Сатуновский фиксирует исчезновение через звук и имя.

«Не слышно полулегального галдения синагогального».
Гул молитвы, еще недавно заполнявший пространство, стих.
 Тишина становится главным признаком катастрофы.
 «Хаимы стали Ефимами, а Срулики — Серафимами».
Здесь нет насмешки над теми, кто сменил имя, — есть ужас перед небытием.
 Если имя исчезло, значит, исчез и тот, кого звали.
Исчезли Маркиш и Михоэлс — убитые не фигурально, а физически.

И венчает все строчка, обескураживающая своей обыденностью:
«И мне что-то нездоровится».
 После перечисления великих смертей и великих утрат он говорит о себе с той простотой, с какой жалуются на простуду. Но здесь «нездоровится» — не про насморк.
Это диагноз эпохи, поставленный через самочувствие одного человека.
История вошла в кровь и кости, и поэт чувствует ее как ломоту в суставах.

 26 ноября 1964 года.
Это второе стихотворение.
Здесь тема исчезновения обретает вселенский масштаб.
Времени прошло немного, но горизонт опустел окончательно.

«На носу декабрь.
 На дворе снежок.
 Под снежком ледок, как заметил Блок».
 Сатуновский не цитирует Блока — он берет его за руку.
 Блок заметил, а Сатуновский сейчас видит то же самое.
 Но разница чудовищна: Блок видел это в метельном 1918-м, когда мир ломался, чтобы построиться заново.
 Сатуновский видит это в 1964-м, когда строить уже нечего и некому.

«Вот и Блока нет, Пастернака нет».
 Список ушедших растет.
 Ушли те, кто был воздухом, системой координат.
Без них мир перестает быть миром, превращаясь в географию: «ледяная страна».
Здесь снова возникает мотив холода, но если в первом стихотворении лед был метафорой окостенения культуры, то теперь это прямой физический холод одиночества.

«Одиноко мне» — последние слова. Никаких иллюзий.
Поэт остается один в пустом пространстве, где нет собеседников ни среди живых, ни среди мертвых (потому что мертвые — Блок и Пастернак — уже не ответят).

Почему эти тексты — новаторские?
 Потому что они разрушают границу между стихом и документом.
 Сатуновский не «сочиняет» стихи — он дышит ими.
 Его строчки намеренно корявы, намеренно прозаичны.
Он впускает в поэзию бытовую интонацию, кухонный разговор, больничную жалобу. Но за этой нарочитой небрежностью — высочайшая точность.
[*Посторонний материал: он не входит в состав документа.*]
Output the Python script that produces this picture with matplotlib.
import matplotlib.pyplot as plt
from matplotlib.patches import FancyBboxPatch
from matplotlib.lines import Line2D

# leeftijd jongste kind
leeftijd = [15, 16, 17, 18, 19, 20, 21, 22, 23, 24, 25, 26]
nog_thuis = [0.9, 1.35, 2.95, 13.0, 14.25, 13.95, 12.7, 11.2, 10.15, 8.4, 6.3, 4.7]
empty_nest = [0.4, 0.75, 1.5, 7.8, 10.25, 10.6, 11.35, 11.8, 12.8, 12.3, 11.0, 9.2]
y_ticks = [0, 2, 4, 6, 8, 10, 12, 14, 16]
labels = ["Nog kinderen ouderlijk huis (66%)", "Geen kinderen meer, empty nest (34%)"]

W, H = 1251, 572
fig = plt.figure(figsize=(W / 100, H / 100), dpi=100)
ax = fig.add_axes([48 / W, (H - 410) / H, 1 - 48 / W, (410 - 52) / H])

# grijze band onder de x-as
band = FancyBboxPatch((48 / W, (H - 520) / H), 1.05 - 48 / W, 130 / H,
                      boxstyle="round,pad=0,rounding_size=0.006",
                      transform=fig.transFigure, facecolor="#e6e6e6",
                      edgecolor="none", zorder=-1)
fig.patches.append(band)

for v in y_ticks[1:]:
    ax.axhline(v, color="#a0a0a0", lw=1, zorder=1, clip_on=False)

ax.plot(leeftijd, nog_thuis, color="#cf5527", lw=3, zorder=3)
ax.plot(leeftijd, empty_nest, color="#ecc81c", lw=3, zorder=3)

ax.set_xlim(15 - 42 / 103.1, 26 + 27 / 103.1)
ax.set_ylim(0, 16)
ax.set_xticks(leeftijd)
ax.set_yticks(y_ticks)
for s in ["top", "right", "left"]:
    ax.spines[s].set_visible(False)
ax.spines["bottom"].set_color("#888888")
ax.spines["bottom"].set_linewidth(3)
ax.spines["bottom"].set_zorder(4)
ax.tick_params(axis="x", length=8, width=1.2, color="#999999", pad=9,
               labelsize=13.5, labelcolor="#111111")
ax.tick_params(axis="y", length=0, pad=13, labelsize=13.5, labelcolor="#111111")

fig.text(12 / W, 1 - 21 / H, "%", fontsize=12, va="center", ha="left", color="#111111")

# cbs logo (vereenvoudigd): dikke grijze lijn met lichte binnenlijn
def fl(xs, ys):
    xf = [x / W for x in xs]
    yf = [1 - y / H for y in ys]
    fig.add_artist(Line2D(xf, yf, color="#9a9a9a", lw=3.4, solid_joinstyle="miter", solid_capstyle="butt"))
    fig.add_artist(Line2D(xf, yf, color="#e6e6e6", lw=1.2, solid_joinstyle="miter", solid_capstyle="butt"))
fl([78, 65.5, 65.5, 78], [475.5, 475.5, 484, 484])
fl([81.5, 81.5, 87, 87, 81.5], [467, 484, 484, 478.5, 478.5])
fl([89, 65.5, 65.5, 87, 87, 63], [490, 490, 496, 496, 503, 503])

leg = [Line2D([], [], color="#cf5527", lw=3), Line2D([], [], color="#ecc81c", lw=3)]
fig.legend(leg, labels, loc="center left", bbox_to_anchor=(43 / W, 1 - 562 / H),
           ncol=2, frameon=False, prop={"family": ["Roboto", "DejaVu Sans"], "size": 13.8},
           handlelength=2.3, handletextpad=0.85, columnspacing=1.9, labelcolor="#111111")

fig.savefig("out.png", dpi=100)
«Мне что-то нездоровится» — безличный оборот.
Не «я болен», а некая внешняя сила воздействует на меня.
 Это грамматика жертвы, но жертвы рефлексирующей, осознающей свое положение.
Оборванные строки, короткие фразы. Стихотворение не льется, а спотыкается. Оно спотыкается о каждую потерю.

Между памятью и авангардом
Сатуновский потому и оказался своим среди лианозовцев, что умел говорить о высоком на языке улицы.
 Но он шел дальше них: он оплакивал то, что они (в силу поколенческого разрыва) уже могли не помнить.
 Он был последним, кто слышал «синагогальное галдение» и помнил живых Блока с Пастернаком.

Его «тихое новаторство» — это способ говорить о трагедии шепотом, потому что кричать уже нет сил.
 И в этом шепоте — правда сильнее любых громких деклараций.

Он чувствовал уход каждой эпохи как личную утрату.
Сначала исчезли Хаимы, потом исчезли Поэты.
А когда исчезают и те, и другие, наступает та самая «ледяная страна», в которой остается только одно человеческое, слишком человеческое: «одиноко мне».

И мы, читающие это полвека спустя, вдруг понимаем: он писал не только о себе.
 Он писал о нас, застигнутых врасплох историей, у которых тоже когда-нибудь спросят — а что ты чувствовал, когда уходили твои?
И ответ, быть может, будет так же прост: «И мне что-то нездоровится».